Les société de négoce agricole ont la responsabilité - et la possibilité - de modeler leurs chaînes d’approvisionnement conformément à ces principes. Cette étape est essentielle pour garantir le respect du droit fondamental à un niveau de vie adapté. À cette fin, les négociants doivent faire preuve de transparence en ce qui concerne leurs activités et leurs relations commerciales, les méthodes de fixation des prix et leurs données financières. Il s'agit d'une première étape décisive et d'un impératif réglementaire.
Les revendications de Public Eye sont les suivantes:
Le gouvernement et le parlement suisses doivent...
- Garantir la transparence du secteur suisse du négoce des matières premières, notamment grâce à la publication régulière de données statistiques complètes et pertinentes sur le secteur;
- Réguler les activités des négociants en matières premières domiciliés en Suisse, en mettant en œuvre les Principes directeurs de Nation Unies relatifs aux entreprises et aux droits de l’homme, et en particulier, en introduisant dans la loi un devoir de diligence raisonnable en matière de droits humains, comme cela a été évoqué dans le Guide suisse de bonnes pratiques pour le négoce des matières premières et le Guide de l’OCDE et de la FAO pour des filières agricoles responsables;
- S’assurer que les acteurs non étatiques basés en Suisse, comme les négociants en matières premières agricoles, respectent et renforcent les droits humains reconnus par le droit international, en prêtant une attention particulière à la Déclaration des Nations Unies sur les droits des paysans et des autres personnes travaillant dans les zones rurales (UNDROP), adoptée en 2018;
- Prendre toutes les mesures nécessaires pour promouvoir l’UNDROP et reconnaître l’importance de la coopération internationale dans sa mise en œuvre;
- Améliorer et garantir l’accès à des mécanismes de recours judiciaires et extrajudiciaires en Suisse pour les victimes de violations de droits humains impliquant des sociétés de négoce en matières premières agricoles domiciliées en Suisse;
- S’assurer que les conséquences négatives de la concentration du marché et des abus de pouvoir sur le marché par les négociants agricoles domiciliés en Suisse, dans la dimension verticale des chaînes mondiales de création de valeur, soient reflétées dans les politiques et pratiques de concurrence, et améliorer la collaboration transfrontalière entre les différentes autorités nationales de la concurrence;
- Garantir une cohérence entre les politiques étrangères, commerciales et relatives aux droits humains en s’assurant que les deux premières garantissent la protection, le respect et la réalisation des droits humains.
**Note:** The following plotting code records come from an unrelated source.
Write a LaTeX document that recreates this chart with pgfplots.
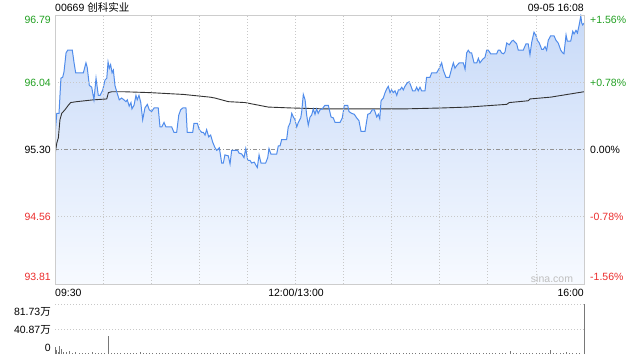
\documentclass[border=0pt]{standalone}
\usepackage{pgfplots}
\usepackage{pgfplotstable}
\pgfplotsset{compat=1.18}
\usepackage{fontspec}
\setmainfont{Liberation Sans}
\newfontfamily\cjk{Noto Sans CJK SC}
\definecolor{upg}{RGB}{34,160,34}
\definecolor{dnr}{RGB}{235,45,45}
\definecolor{pline}{RGB}{80,140,235}
\definecolor{ftop}{RGB}{200,218,248}
\definecolor{fbot}{RGB}{247,250,255}
\definecolor{gridc}{RGB}{200,200,200}
\definecolor{framec}{RGB}{205,205,205}
\definecolor{volc}{RGB}{120,120,120}

\pgfplotstableread{
t p
0 95.46
1.1 95.70
2.5 95.70
3.7 96.09
4.8 96.10
5.6 96.16
6.9 96.37
7.9 96.40
10.8 96.40
11.9 96.26
12.9 96.15
17.7 96.15
19.3 96.26
20.1 96.21
21.4 96.01
22.9 95.99
24.3 95.85
25.6 96.09
27.0 95.90
28.1 95.90
29.8 95.96
31.2 96.07
32.3 96.09
33.1 96.27
33.9 96.20
34.7 96.24
35.6 96.15
36.4 96.18
37.4 96.01
38.5 95.94
40.1 95.85
41.6 95.87
43.0 95.85
44.3 95.83
45.1 95.85
46.3 95.78
47.4 95.82
48.0 95.75
49.3 95.79
50.5 95.90
51.3 95.85
52.4 95.90
53.5 95.82
54.7 95.63
56.1 95.76
57.6 95.80
58.8 95.74
60.3 95.72
61.8 95.76
64.4 95.76
65.5 95.55
66.6 95.55
68.0 95.60
69.2 95.55
72.8 95.55
74.2 95.49
75.9 95.49
77.2 95.68
78.4 95.74
79.7 95.76
81.7 95.76
82.5 95.49
85.9 95.49
86.7 95.59
88.8 95.59
90.0 95.52
91.5 95.49
92.5 95.49
93.6 95.46
94.6 95.52
95.9 95.44
97.1 95.46
98.4 95.38
99.8 95.32
100.9 95.29
102.5 95.32
104.0 95.15
105.0 95.15
106.0 95.24
108.1 95.23
109.2 95.14
110.2 95.29
114.0 95.29
114.8 95.26
116.5 95.25
117.9 95.21
119.0 95.31
120.2 95.18
121.6 95.18
122.7 95.15
124.3 95.16
125.2 95.13
126.2 95.10
127.3 95.24
128.5 95.15
131.4 95.15
132.7 95.21
133.5 95.31
134.7 95.25
138.3 95.25
139.3 95.34
140.4 95.34
141.4 95.41
144.5 95.41
145.5 95.55
146.6 95.59
147.7 95.70
148.7 95.66
149.7 95.63
150.8 95.55
151.8 95.60
153.3 95.65
153.9 95.72
154.9 95.91
156.0 95.85
157.0 95.68
158.0 95.57
159.1 95.66
160.1 95.68
161.1 95.75
162.2 95.69
163.2 95.75
164.2 95.70
165.3 95.74
166.7 95.75
168.4 95.79
170.5 95.79
172.2 95.66
173.6 95.65
174.7 95.60
177.8 95.60
179.2 95.65
180.5 95.79
182.6 95.79
183.4 95.72
185.1 95.70
186.7 95.69
188.2 95.65
189.6 95.62
190.9 95.50
193.4 95.50
195.1 95.69
196.5 95.70
197.9 95.74
199.2 95.74
200.7 95.66
201.7 95.69
202.6 95.64
203.4 95.84
204.8 95.87
205.9 95.93
206.9 95.97
207.9 96.00
209.0 95.93
210.0 95.96
211.0 95.93
212.1 95.95
213.2 95.90
214.2 95.96
215.2 95.96
216.3 95.99
217.3 95.96
218.3 96.00
219.8 96.04
221.0 96.05
222.1 96.00
223.1 95.95
224.6 95.95
225.6 95.99
226.6 95.95
227.7 95.99
228.7 95.95
230.8 95.95
231.8 96.10
233.9 96.10
235.0 96.15
238.1 96.15
239.7 96.20
241.2 96.26
242.2 96.18
243.9 96.10
246.0 96.10
247.5 96.20
248.5 96.26
249.5 96.20
250.6 96.23
252.2 96.26
254.7 96.26
255.8 96.19
256.8 96.37
257.8 96.40
258.9 96.37
259.9 96.37
261.4 96.26
263.1 96.26
264.1 96.31
265.1 96.26
266.8 96.30
268.2 96.32
269.3 96.40
270.3 96.40
271.8 96.36
275.5 96.36
276.5 96.40
277.6 96.40
278.6 96.37
279.7 96.36
280.7 96.38
281.8 96.48
283.4 96.46
284.9 96.50
285.9 96.51
286.9 96.49
288.0 96.47
289.0 96.40
292.1 96.40
293.8 96.47
295.2 96.47
296.3 96.35
297.4 96.49
298.8 96.60
300.1 96.56
300.9 96.51
302.1 96.48
303.6 96.41
304.6 96.41
305.7 96.44
306.7 96.40
307.7 96.51
309.2 96.56
311.3 96.56
312.5 96.51
313.9 96.48
315.5 96.40
316.7 96.37
317.5 96.36
318.8 96.57
319.6 96.50
321.7 96.50
323.0 96.61
323.8 96.58
325.0 96.62
325.9 96.59
327.1 96.69
328.0 96.78
328.6 96.70
329.2 96.68
330.0 96.70
}\price

\pgfplotstableread{
t a
0 95.24
1.1 95.37
2.1 95.43
3.1 95.63
4.2 95.70
6.2 95.74
8.3 95.79
9.8 95.82
13.5 95.83
23.9 95.85
32.3 95.86
33.3 95.93
35.4 95.94
42.6 95.94
59.3 95.93
80.1 95.91
96.7 95.88
99.8 95.87
108.1 95.83
118.5 95.82
133.0 95.77
147.5 95.76
168.4 95.75
218.3 95.75
241.2 95.76
257.6 95.77
281.8 95.80
283.4 95.82
295.2 95.84
296.3 95.86
309.2 95.88
330.0 95.94
}\avgp

\pgfplotstableread{
t v
0 11
1 6
2 4
3 13
4 8
5 3
7 2.5
9 5.5
11 2
13 2.5
15 1.5
17 2
19 1.5
21 2
23 2.5
25 1.5
27 2
29 1.5
31 2
33 29
35 2
37 1.5
39 2
41 1.5
43 2
45 1.5
47 2
49 1.5
51 2
53 2.5
55 1.5
57 2
59 1.5
61 2
63 1.5
65 2
67 1.5
69 2
71 1.5
73 2
75 1.5
77 2
79 1.5
81 2
83 1.5
85 2
87 1.5
89 2
91 1.5
93 2
95 1.5
97 2
99 1.5
101 2
103 1.5
105 2
107 1.5
109 2
111 1.5
113 2
115 1.5
117 2
119 1.5
121 2
123 1.5
125 2
127 1.5
129 2
131 1.5
133 2
135 1.5
137 2
139 1.5
141 2
143 1.5
145 2
147 1.5
149 2
151 2
153 1.5
155 2
157 1.5
159 2
161 1.5
163 2
165 1.5
167 2
169 1.5
171 2
173 1.5
175 2
177 1.5
179 2
181 1.5
183 2
185 1.5
187 2
189 1.5
191 2
193 1.5
195 2
197 1.5
199 2
201 1.5
203 2
205 1.5
207 2
209 1.5
211 2
213 1.5
215 2
217 1.5
219 2
221 1.5
223 2
225 1.5
227 2
229 1.5
231 2
233 1.5
235 2
237 1.5
239 2
241 1.5
243 2
245 1.5
247 2
249 1.5
251 2
253 1.5
255 2
257 1.5
259 2
261 1.5
263 2
265 1.5
267 2
269 1.5
271 2
273 1.5
275 2
277 1.5
279 2
281 1.5
284 5.5
286 1.5
288 2
290 1.5
292 2
294 1.5
296 2
298 2
300 1.5
302 2
304 1.5
306 2
308 2
309 6
311 2
313 1.5
315 2
317 1.5
319 4
321 2
323 1.5
325 2
327 1.5
330 81.73
}\vol

\begin{document}
\begin{tikzpicture}[x=1bp,y=1bp,font=\fontsize{10.5bp}{12bp}\selectfont,
  lab/.style={inner sep=0pt,text height=7.5bp,text depth=0pt}]
\path[use as bounding box] (0bp,0bp) rectangle (640bp,360bp);
\begin{axis}[at={(55bp,76bp)},anchor=south west,scale only axis,
  width=529bp,height=269bp,
  xmin=0,xmax=330,ymin=93.81,ymax=96.79,
  xtick={30,60,...,300},ytick={94.56,96.04},
  xticklabels={},yticklabels={},major tick length=0pt,
  grid=major,major grid style={gridc,dash pattern=on 1bp off 2bp,line width=0.8bp},
  axis line style={framec,line width=0.8bp},
  axis on top]
\addplot[draw=none,top color=ftop,bottom color=fbot] table[x=t,y=p]{\price} \closedcycle;
\addplot[gray!85,dash pattern=on 4bp off 2bp on 1bp off 2bp,line width=0.7bp] coordinates {(0,95.30) (330,95.30)};
\addplot[black!80,line width=0.9bp] table[x=t,y=a]{\avgp};
\addplot[pline,line width=1bp] table[x=t,y=p]{\price};
\end{axis}
\begin{axis}[at={(55bp,6bp)},anchor=south west,scale only axis,
  width=529bp,height=50bp,
  xmin=0,xmax=330,ymin=0,ymax=81.73,
  xtick=\empty,ytick={40.87,81.73},yticklabels={},major tick length=0pt,
  ymajorgrids,major grid style={gridc,dash pattern=on 1bp off 2bp,line width=0.8bp},
  axis line style={draw=none},clip=false]
\addplot[ycomb,volc,line width=0.7bp,mark=none] table[x=t,y=v]{\vol};
\end{axis}
% title and date
\node[lab,anchor=west] at (55bp,352bp) {00669 {\cjk 创科实业}};
\node[lab,anchor=east] at (584bp,352bp) {09-05 16:08};
% left labels
\node[lab,anchor=east,text=upg] at (51bp,340bp) {96.79};
\node[lab,anchor=east,text=upg] at (51bp,277bp) {96.04};
\node[lab,anchor=east] at (51bp,210.5bp) {95.30};
\node[lab,anchor=east,text=dnr] at (51bp,143bp) {94.56};
\node[lab,anchor=east,text=dnr] at (51bp,83bp) {93.81};
% right labels
\node[lab,anchor=west,text=upg] at (590bp,340bp) {+1.56\%};
\node[lab,anchor=west,text=upg] at (590bp,277bp) {+0.78\%};
\node[lab,anchor=west] at (590bp,210.5bp) {0.00\%};
\node[lab,anchor=west,text=dnr] at (590bp,143bp) {-0.78\%};
\node[lab,anchor=west,text=dnr] at (590bp,83bp) {-1.56\%};
% x labels
\node[lab,anchor=west] at (55bp,67bp) {09:30};
\node[lab] at (296bp,67bp) {12:00/13:00};
\node[lab,anchor=east] at (584bp,67bp) {16:00};
% volume labels
\node[lab,anchor=east] at (51bp,48bp) {81.73{\cjk 万}};
\node[lab,anchor=east] at (51bp,30bp) {40.87{\cjk 万}};
\node[lab,anchor=east] at (51bp,12bp) {0};
% watermark
\node[lab,text=black!25] at (552bp,81bp) {sina.com};
\end{tikzpicture}
\end{document}
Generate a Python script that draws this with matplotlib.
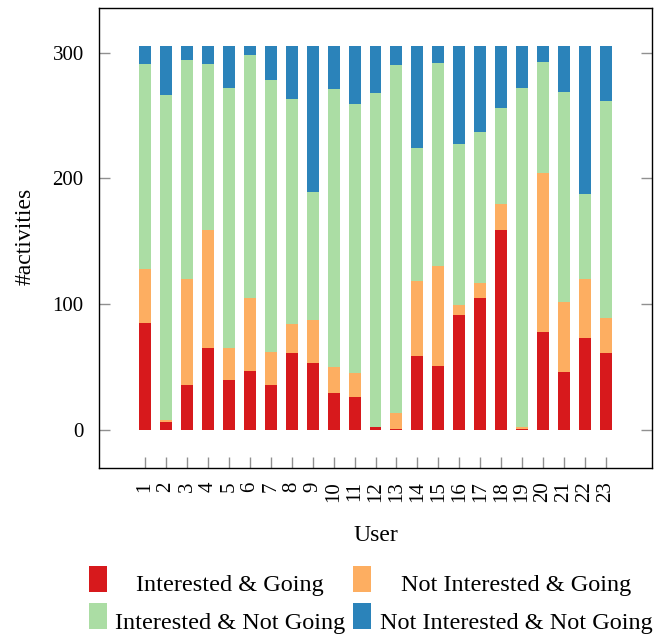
import matplotlib
matplotlib.use("Agg")
import matplotlib.pyplot as plt
from matplotlib.patches import Rectangle
import numpy as np

plt.rcParams['font.family'] = ['Liberation Serif', 'DejaVu Serif']

users = [str(i) for i in range(1, 24)]
interested_going = [85, 6, 36, 65, 40, 47, 36, 61, 53, 29, 26, 2, 1, 59, 51, 91, 105, 159, 1, 78, 46, 73, 61]
not_interested_going = [43, 2, 84, 94, 25, 58, 26, 23, 34, 21, 19, 0, 12, 59, 79, 8, 12, 21, 1, 126, 56, 47, 28]
interested_not_going = [163, 258, 174, 132, 207, 193, 216, 179, 102, 221, 214, 266, 277, 106, 162, 128, 120, 76, 270, 89, 167, 68, 173]
not_interested_not_going = [14, 39, 11, 14, 33, 7, 27, 42, 116, 34, 46, 37, 15, 81, 13, 78, 68, 49, 33, 12, 36, 117, 43]

series_names = ["Interested & Going", "Not Interested & Going",
                "Interested & Not Going", "Not Interested & Not Going"]
series = [interested_going, not_interested_going, interested_not_going, not_interested_not_going]
colors = ["#d7191c", "#fdae61", "#abdda4", "#2b83ba"]
yticks = [0, 100, 200, 300]

W, H = 657, 637
fig = plt.figure(figsize=(W / 100, H / 100), dpi=100)
ax = fig.add_axes([99 / W, 1 - 467.5 / H, (652 - 99) / W, (467.5 - 7.5) / H])

x = np.arange(1, len(users) + 1)
bottom = np.zeros(len(users))
for vals, c in zip(series, colors):
    v = np.array(vals, dtype=float)
    ax.bar(x, v, width=0.57, bottom=bottom, color=c, edgecolor='none', zorder=2)
    bottom += v

ax.set_xlim(-1.2, 25.2)
ax.set_ylim(-30, 336)
ax.set_xticks(x)
ax.set_xticklabels(users, rotation=90, fontsize=15)
ax.set_yticks(yticks)
ax.set_yticklabels([str(t) for t in yticks], fontsize=15)
ax.tick_params(axis='both', direction='in', length=8, width=1, color='#909090',
               top=False, right=True)
ax.tick_params(axis='y', pad=11)
ax.tick_params(axis='x', pad=10)
for s in ax.spines.values():
    s.set_linewidth(1.0)
    s.set_color('black')

ax.set_xlabel("User", fontsize=17)
ax.xaxis.set_label_coords(0.5, -0.147)
ax.xaxis.label.set_va('center')
ax.set_ylabel("#activities", fontsize=17)
ax.yaxis.set_label_coords(-0.134, 0.503)
ax.yaxis.label.set_va('center')

# legend (2 columns, text centered in each column)
handle_x = [89, 353]
text_cx = [230, 516]
rows_top = [566, 603]
baselines = [591, 629]
for i, (name, c) in enumerate(zip(series_names, colors)):
    r, col = divmod(i, 2)
    fig.add_artist(Rectangle((handle_x[col] / W, 1 - (rows_top[r] + 26) / H), 18 / W, 26 / H,
                             transform=fig.transFigure, facecolor=c, edgecolor='none'))
    fig.text(text_cx[col] / W, 1 - baselines[r] / H, name, fontsize=17.5,
             ha='center', va='baseline')

fig.savefig("out.png", dpi=100)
Les négociants agricoles suisses et les associations professionnelles doivent...
- Faire preuve de transparence quant à leurs activités commerciales en Suisse et depuis la Suisse, communiquer de manière transparente leurs parts de marché; garantir la transparence financière, notamment en matière fiscale;
- S’engager à mettre en œuvre les principes directeurs des Nations Unies relatifs aux entreprises et aux droits de l’homme, notamment le devoir de diligence raisonnable en matière de droits humains, comme le préconise le Guide Suisse de bonnes pratiques pour le secteur du négoce des matières premières et le Guide de l’OCDE et de la FAO pour des filières agricoles responsables;
- Reconnaître et s’engager à respecter les droits humains reconnus internationalement, notamment les droits accordés par la déclaration UNDROP adoptée en 2018, en mettant particulièrement l’accent sur le droit à un niveau de vie décent;
- Mettre en œuvre les sept principes pour des relations commerciales équitables entre les sociétés agroalimentaires et les producteurs agricoles tels qu’identifiés par l'ancien Rapporteur spécial des Nations Unies Olivier de Schutter;
- S’engager à établir des mécanismes garantissant l’accès à des voies de recours pour les victimes d’abus de la part des entreprises.